• [Task to complete]
Gather every line that includes the word "code", please.

• [Entries]
____________

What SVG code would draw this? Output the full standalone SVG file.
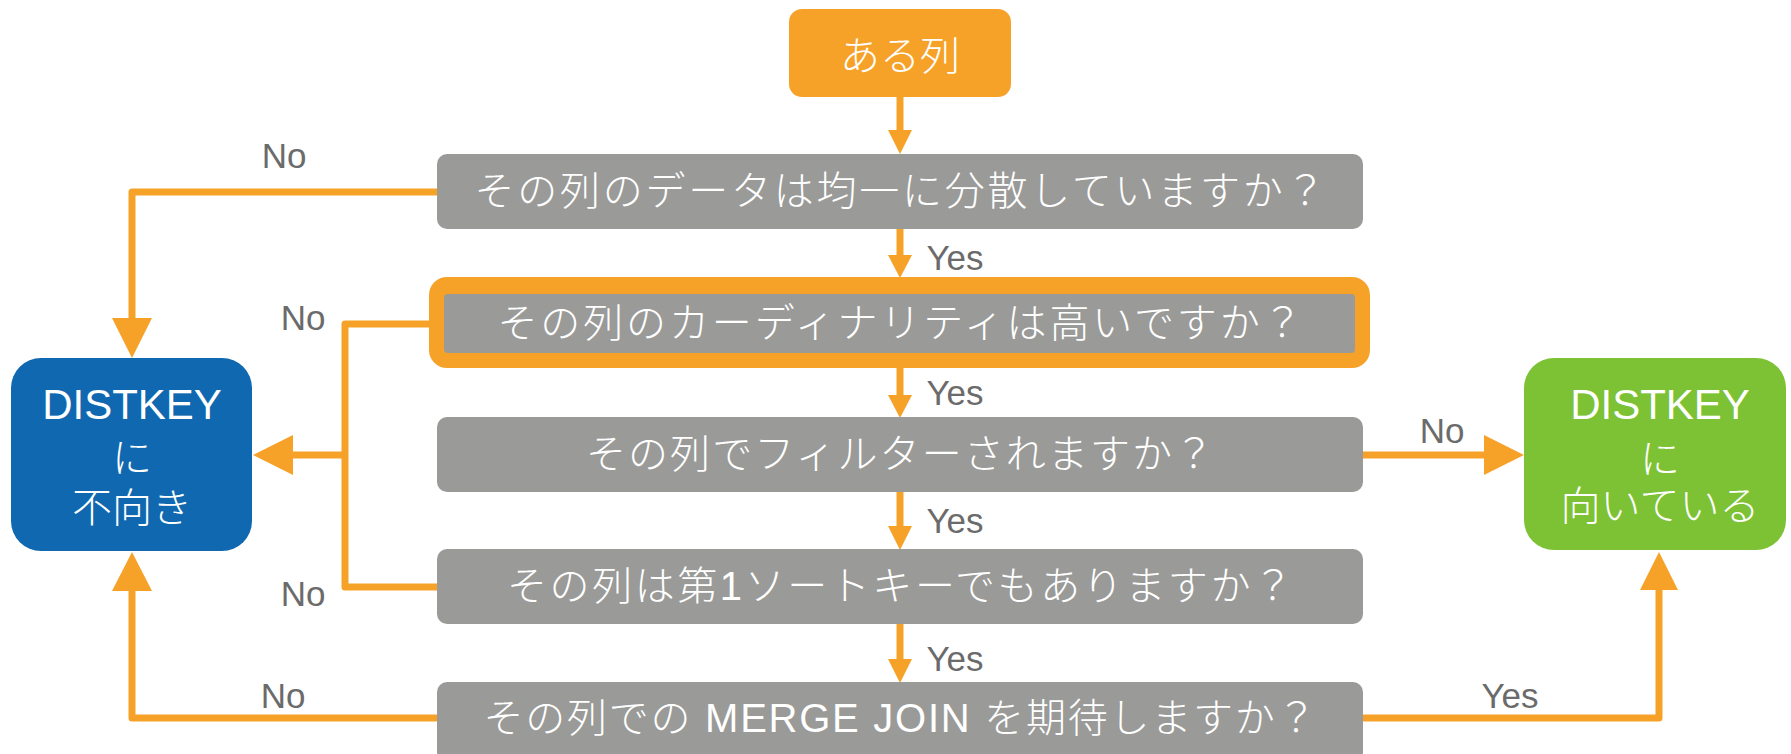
<svg xmlns="http://www.w3.org/2000/svg" width="1791" height="754" viewBox="0 0 1791 754">
<style>
.q{fill:#9A9A98}
.qt{font-family:"Liberation Sans","Noto Sans CJK JP",sans-serif;font-weight:300;font-size:40px;fill:#fff;text-anchor:middle;dominant-baseline:central}
.wt{font-family:"Liberation Sans","Noto Sans CJK JP",sans-serif;font-size:42px;fill:#fff;text-anchor:middle;dominant-baseline:central}
.jt{font-family:"Noto Sans CJK JP",sans-serif;font-weight:300;font-size:40px;fill:#fff;text-anchor:middle;dominant-baseline:central}
.lb{font-family:"Liberation Sans",sans-serif;font-size:35px;fill:#6B6B6B;text-anchor:middle;dominant-baseline:central}
.ln{fill:none;stroke:#F6A229;stroke-width:7;stroke-linejoin:round}
.ah{fill:#F6A229}
</style>
<g id="connectors">
<path class="ln" d="M900,97V132"/><polygon class="ah" points="888,130 912,130 900,154"/>
<path class="ln" d="M900,229V257"/><polygon class="ah" points="888,255 912,255 900,278"/>
<path class="ln" d="M900,368V397"/><polygon class="ah" points="888,395 912,395 900,418"/>
<path class="ln" d="M900,491V528"/><polygon class="ah" points="888,526 912,526 900,550"/>
<path class="ln" d="M900,624V661"/><polygon class="ah" points="888,659 912,659 900,683"/>
<path class="ln" d="M437,192H132V320"/><polygon class="ah" points="112,318 152,318 132,358"/>
<path class="ln" d="M430,324H345V587H437"/>
<path class="ln" d="M345,455H290"/><polygon class="ah" points="293,435 293,475 253,455"/>
<path class="ln" d="M437,718H132V589"/><polygon class="ah" points="112,591 152,591 132,552"/>
<path class="ln" d="M1363,455H1486"/><polygon class="ah" points="1484,435 1484,475 1524,455"/>
<path class="ln" d="M1363,718H1659V588"/><polygon class="ah" points="1640,590 1678,590 1659,552"/>
<text class="lb" x="284" y="155">No</text>
<text class="lb" x="303" y="317">No</text>
<text class="lb" x="303" y="593">No</text>
<text class="lb" x="283" y="695">No</text>
<text class="lb" x="1442" y="430">No</text>
<text class="lb" x="1510" y="695">Yes</text>
<text class="lb" x="955" y="257">Yes</text>
<text class="lb" x="955" y="392">Yes</text>
<text class="lb" x="955" y="520">Yes</text>
<text class="lb" x="955" y="658">Yes</text>
</g>
<g id="start">
<rect x="789" y="9" width="222" height="88" rx="13" fill="#F6A229"/>
<text class="jt" x="900" y="53">ある列</text>
</g>
<g id="q1">
<rect class="q" x="437" y="154" width="926" height="75" rx="10"/>
<text class="qt" x="900" y="191" textLength="851" lengthAdjust="spacing">その列のデータは均一に分散していますか？</text>
</g>
<g id="q2">
<rect x="429" y="277" width="941" height="91" rx="18" fill="#F6A229"/>
<rect class="q" x="444" y="294" width="911" height="59" rx="4"/>
<text class="qt" x="900" y="323" textLength="805" lengthAdjust="spacing">その列のカーディナリティは高いですか？</text>
</g>
<g id="q3">
<rect class="q" x="437" y="417" width="926" height="75" rx="10"/>
<text class="qt" x="900" y="454" textLength="628" lengthAdjust="spacing">その列でフィルターされますか？</text>
</g>
<g id="q4">
<rect class="q" x="437" y="549" width="926" height="75" rx="10"/>
<text class="qt" x="900" y="586" textLength="786" lengthAdjust="spacing">その列は第1ソートキーでもありますか？</text>
</g>
<g id="q5">
<rect class="q" x="437" y="682" width="926" height="80" rx="10"/>
<text class="qt" x="900" y="718" textLength="833" lengthAdjust="spacing">その列での MERGE JOIN を期待しますか？</text>
</g>
<g id="notfit">
<rect x="11" y="358" width="241" height="193" rx="30" fill="#0F68B0"/>
<text class="wt" x="132" y="404">DISTKEY</text>
<text class="jt" x="132" y="455">に</text>
<text class="jt" x="132" y="505">不向き</text>
</g>
<g id="fit">
<rect x="1524" y="358" width="262" height="192" rx="30" fill="#7CC234"/>
<text class="wt" x="1660" y="404">DISTKEY</text>
<text class="jt" x="1660" y="456">に</text>
<text class="jt" x="1660" y="503">向いている</text>
</g>
</svg>
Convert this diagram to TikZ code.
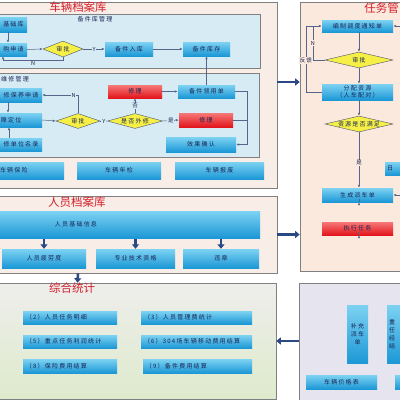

____________

• [Reply]
What SVG code would draw this? Output the full standalone SVG file.
Convert this diagram to TikZ code.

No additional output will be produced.